IN THE COURT OF APPEALS
FOR THE SEVENTH DISTRICT OF TEXAS
AT AMARILLO
PANEL A
OCTOBER 24, 2005
______________________________
CYNTHIA RAYNIA CLAYTOR, APPELLANT
V.
THE STATE OF TEXAS, APPELLEE
_________________________________
FROM THE 47TH DISTRICT COURT OF POTTER COUNTY;
NO. 48,053-A; HONORABLE HAL MINER, JUDGE
_______________________________
Before REAVIS and CAMPBELL and HANCOCK, JJ.
MEMORANDUM OPINIONAppellant Cynthia Raynia Claytor was adjudicated guilty of burglary of a building and sentenced to two years confinement in a state jail facility and a $10,000 fine. Sentence was imposed on August 3, 2005, and appellant filed a pro se "motion to appeal" with the trial court clerk on September 8, 2005. We dismiss the purported appeal.
A defendant must file a written notice of appeal with the trial court clerk within 30 days after the date sentence is imposed. Tex. R. App. P. 252.(c) & 26.2(a)(1). The time in which to file a notice of appeal may be enlarged if, within 15 days after the deadline for doing so, the party files the notice in the trial court and a motion complying with Rule 10.5(b) of the Texas Rules of Appellate Procedure in the appellate court. Tex. R. App. P. 26.3. When a notice, but no motion for extension of time, is filed within the 15-day window, this Court does not have jurisdiction to dispose of the purported appeal in any manner other than by dismissal for want of jurisdiction. Olivo v. State, 918 S.W.2d 519, 523 (Tex.Cr.App. 1996). Additionally, we do not have jurisdiction to invoke Rule 2 of the appellate rules in an effort to obtain jurisdiction. Thus, we cannot create jurisdiction where none exists. Id. See also, Slaton v. State, 981 S.W.2d 208, 209-10 (Tex.Cr.App. 1998).
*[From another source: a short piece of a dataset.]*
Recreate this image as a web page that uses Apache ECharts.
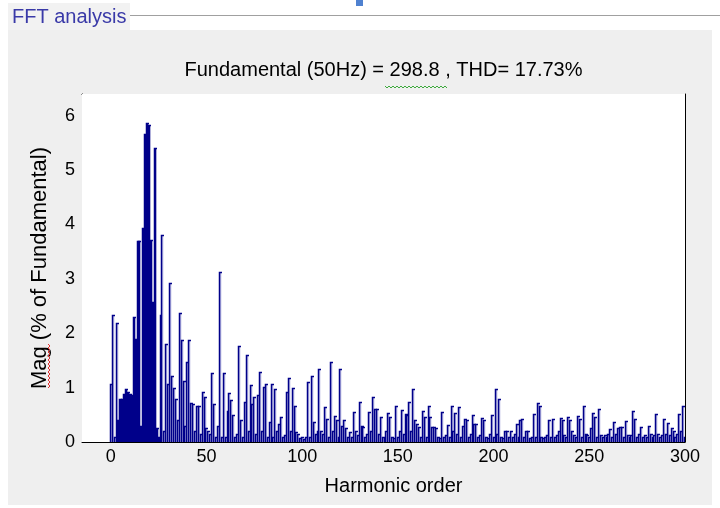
<!DOCTYPE html>
<html><head><meta charset="utf-8">
<script src="https://cdn.jsdelivr.net/npm/echarts@6/dist/echarts.min.js"></script>
<style>html,body{margin:0;padding:0;background:#fff}#c{width:720px;height:508px}</style>
</head><body><div id="c"></div>
<script>
const panelTitle = 'FFT analysis';
const titleText = 'Fundamental (50Hz) = 298.8 , THD= 17.73%';
const xName = 'Harmonic order';
const yName = 'Mag (% of Fundamental)';
const xTicks = [0, 50, 100, 150, 200, 250, 300];
const yTicks = [0, 1, 2, 3, 4, 5, 6];
// magnitude (% of fundamental) for harmonic orders 0..300
const harmonicMag = [
  1.07, 2.34, 0.10, 2.19, 0.40, 0.80, 0.80, 0.88, 0.98, 0.92,
  0.89, 0.87, 2.30, 1.90, 3.70, 3.69, 0.30, 3.93, 5.67, 5.86,
  5.83, 3.72, 2.58, 5.41, 0.25, 0.10, 2.33, 3.80, 0.20, 1.81,
  1.07, 2.93, 1.21, 0.99, 0.80, 0.40, 2.37, 1.88, 1.13, 0.30,
  1.47, 1.88, 0.71, 0.69, 0.20, 0.67, 0.67, 0.15, 0.92, 0.82,
  0.25, 0.20, 0.15, 1.27, 0.69, 0.10, 0.30, 3.13, 0.10, 1.26,
  0.10, 0.57, 0.90, 0.78, 0.50, 0.10, 0.15, 1.76, 0.40, 0.10,
  0.73, 1.60, 0.20, 1.04, 0.70, 0.83, 0.15, 0.86, 1.29, 0.20,
  1.01, 1.07, 0.10, 0.37, 1.07, 0.10, 0.98, 0.20, 0.34, 0.46,
  0.10, 0.12, 0.92, 1.17, 0.20, 1.00, 0.66, 0.18, 0.15, 0.08,
  0.10, 0.06, 0.10, 1.10, 0.10, 1.21, 0.37, 0.15, 0.20, 1.35,
  0.20, 0.15, 0.64, 0.43, 0.10, 1.48, 0.20, 0.48, 0.40, 0.10,
  1.35, 0.30, 0.40, 0.25, 0.10, 0.18, 0.10, 0.55, 0.20, 0.12,
  0.74, 0.30, 0.27, 0.10, 0.15, 0.55, 0.20, 0.83, 0.60, 0.60,
  0.15, 0.46, 0.10, 0.08, 0.20, 0.53, 0.46, 0.10, 0.08, 0.67,
  0.10, 0.20, 0.58, 0.15, 0.51, 0.49, 0.74, 0.20, 0.98, 0.40,
  0.34, 0.28, 0.10, 0.57, 0.46, 0.10, 0.66, 0.46, 0.28, 0.28,
  0.25, 0.10, 0.08, 0.55, 0.10, 0.12, 0.31, 0.10, 0.67, 0.20,
  0.53, 0.15, 0.64, 0.10, 0.29, 0.43, 0.40, 0.10, 0.15, 0.49,
  0.34, 0.34, 0.10, 0.12, 0.45, 0.40, 0.10, 0.08, 0.15, 0.49,
  0.10, 0.98, 0.15, 0.79, 0.10, 0.08, 0.21, 0.21, 0.10, 0.21,
  0.10, 0.15, 0.34, 0.10, 0.40, 0.42, 0.10, 0.21, 0.21, 0.08,
  0.10, 0.51, 0.10, 0.72, 0.67, 0.10, 0.08, 0.10, 0.12, 0.40,
  0.10, 0.43, 0.10, 0.12, 0.20, 0.45, 0.40, 0.12, 0.10, 0.46,
  0.40, 0.20, 0.12, 0.10, 0.47, 0.43, 0.10, 0.66, 0.15, 0.12,
  0.10, 0.26, 0.53, 0.46, 0.10, 0.61, 0.12, 0.10, 0.12, 0.10,
  0.15, 0.23, 0.10, 0.37, 0.15, 0.25, 0.28, 0.28, 0.10, 0.39,
  0.12, 0.10, 0.12, 0.57, 0.43, 0.10, 0.15, 0.28, 0.10, 0.12,
  0.10, 0.30, 0.15, 0.10, 0.12, 0.52, 0.15, 0.10, 0.12, 0.43,
  0.15, 0.35, 0.12, 0.25, 0.20, 0.10, 0.15, 0.51, 0.20, 0.66,
  0.10
];
const harmonicOrder = harmonicMag.map((_, i) => i);
const DENSE_MIN = 4, DENSE_MAX = 25;

const NAVY = '#00008a';
const LAVENDER = '#b9b9e2';
const FONT = '"Liberation Sans", Arial, sans-serif';

const lowData = [], highData = [];
harmonicOrder.forEach((h, i) => {
  (h >= DENSE_MIN && h <= DENSE_MAX ? lowData : highData).push([h, harmonicMag[i]]);
});

function renderBar(solid) {
  return function (params, api) {
    const h = api.value(0), v = api.value(1);
    const base = api.coord([h, 0]);
    const top = api.coord([h, v]);
    const unit = api.size([1, 0])[0];
    const x0 = Math.round(base[0] - unit * 0.5) + 0.5;
    const yT = Math.round(top[1]) + 0.5;
    const children = [];
    if (solid) {
      children.push({ type: 'rect', shape: { x: x0 - 0.5, y: yT, width: unit + 0.4, height: base[1] - yT },
        style: { fill: NAVY } });
    } else {
      children.push({ type: 'rect', shape: { x: x0, y: yT, width: unit * 0.95, height: base[1] - yT },
        style: { fill: LAVENDER } });
    }
    children.push({ type: 'polyline', shape: { points: [[x0, base[1]], [x0, yT], [x0 + unit * 1.3, yT]] },
      style: { stroke: NAVY, lineWidth: 1.5, fill: null } });
    return { type: 'group', children };
  };
}

function squiggle(x0, y0, len, vertical) {
  const pts = [];
  for (let i = 0; i <= len; i += 2) {
    const off = (i / 2) % 2 === 0 ? 0 : 2;
    pts.push(vertical ? [x0 + off, y0 - i] : [x0 + i, y0 + off]);
  }
  return pts;
}

const chart = echarts.init(document.getElementById('c'), null, { renderer: 'canvas' });
const axisLineStyle = { color: '#000', width: 1 };
chart.setOption({
  backgroundColor: '#ffffff',
  animation: false,
  textStyle: { fontFamily: FONT },
  grid: { left: 82, right: 35, top: 94, bottom: 66, show: true, backgroundColor: '#ffffff', borderWidth: 0, z: 1 },
  graphic: [
    { type: 'rect', z: -10, shape: { x: 8, y: 30, width: 704, height: 475 }, style: { fill: '#efefef' } },
    { type: 'rect', z: -10, shape: { x: 8, y: 3, width: 122, height: 27 }, style: { fill: '#f2f2f2' } },
    { type: 'line', z: -9, shape: { x1: 130, y1: 15.5, x2: 720, y2: 15.5 }, style: { stroke: '#a0a0a0', lineWidth: 1 } },
    { type: 'line', z: -9, shape: { x1: 130, y1: 16.5, x2: 720, y2: 16.5 }, style: { stroke: '#ffffff', lineWidth: 1 } },
    { type: 'rect', z: -9, shape: { x: 356, y: 0, width: 7, height: 6 }, style: { fill: '#4f81d0' } },
    { type: 'text', z: 5, x: 12, y: 17, style: { text: panelTitle, fill: '#3a3aa8', font: '20px ' + FONT, textAlign: 'left', textVerticalAlign: 'middle' } },
    { type: 'text', z: 5, x: 383.5, y: 70, style: { text: titleText, fill: '#000', font: '20px ' + FONT, textAlign: 'center', textVerticalAlign: 'middle' } },
    { type: 'polyline', z: 5, shape: { points: squiggle(385, 86, 62, false) }, style: { stroke: '#3caa3c', lineWidth: 1, fill: null } },
    { type: 'polyline', z: 5, shape: { points: squiggle(48, 388, 44, true) }, style: { stroke: '#e03030', lineWidth: 1, fill: null } }
  ],
  xAxis: [
    { type: 'value', position: 'bottom', min: -15, max: 300,
      name: xName, nameLocation: 'middle', nameGap: 34,
      nameTextStyle: { color: '#000', fontSize: 20, fontFamily: FONT, padding: [0, 0, 0, 20] },
      axisLine: { show: true, onZero: false, lineStyle: axisLineStyle },
      axisTick: { show: true, inside: true, length: 6, customValues: xTicks, lineStyle: axisLineStyle },
      axisLabel: { show: true, customValues: xTicks, color: '#000', fontSize: 18, margin: 6, fontFamily: FONT },
      splitLine: { show: false } },
    { type: 'value', position: 'top', min: -15, max: 300,
      axisLine: { show: true, onZero: false, lineStyle: axisLineStyle },
      axisTick: { show: true, inside: true, length: 6, customValues: xTicks, lineStyle: axisLineStyle },
      axisLabel: { show: false }, splitLine: { show: false } }
  ],
  yAxis: [
    { type: 'value', position: 'left', min: 0, max: 6.4,
      name: yName, nameLocation: 'middle', nameGap: 31,
      nameTextStyle: { color: '#000', fontSize: 22, fontFamily: FONT },
      axisLine: { show: true, onZero: false, lineStyle: axisLineStyle },
      axisTick: { show: true, inside: true, length: 6, customValues: yTicks, lineStyle: axisLineStyle },
      axisLabel: { show: true, customValues: yTicks, color: '#000', fontSize: 18, margin: 7, fontFamily: FONT },
      splitLine: { show: false } },
    { type: 'value', position: 'right', min: 0, max: 6.4,
      axisLine: { show: true, onZero: false, lineStyle: axisLineStyle },
      axisTick: { show: true, inside: true, length: 6, customValues: yTicks, lineStyle: axisLineStyle },
      axisLabel: { show: false }, splitLine: { show: false } }
  ],
  series: [
    { type: 'custom', name: 'high', xAxisIndex: 0, yAxisIndex: 0, clip: true, z: 2,
      renderItem: renderBar(false), data: highData },
    { type: 'custom', name: 'low', xAxisIndex: 0, yAxisIndex: 0, clip: true, z: 3,
      renderItem: renderBar(true), data: lowData }
  ]
});
</script></body></html>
Appellant's sentence was imposed on August 3, 2005, although the order adjudicating her guilty was not signed until August 22, 2005. However, in a criminal case, the time for perfecting an appeal commences on the date sentence is imposed. Tex. R. App. P. 26.2(a). See also Rodarte v. State, 860 S.W.2d 108, 109 (Tex.Cr.App. 1993). No motion for new trial was filed, and although appellant did file a pro se motion to retract her guilty plea, under the Texas Rules of Appellate Procedure, it does not extend the time for perfecting an appeal. Cf. Rule 26.1(a) which extends the time for perfecting an appeal in a civil case to 90 days if a motion for new trial, motion to modify, motion to reinstate, or a request for findings of fact and conclusions of law is filed. The criminal counterpart, Rule 26.2(a)(2), provides a 90-day extension only if a motion for new trial is filed. We conclude appellant's notice of appeal filed on September 8, 2005, was untimely and although it was filed within the 15-day extension period, it was unaccompanied by a motion for extension of time reasonably explaining the delay.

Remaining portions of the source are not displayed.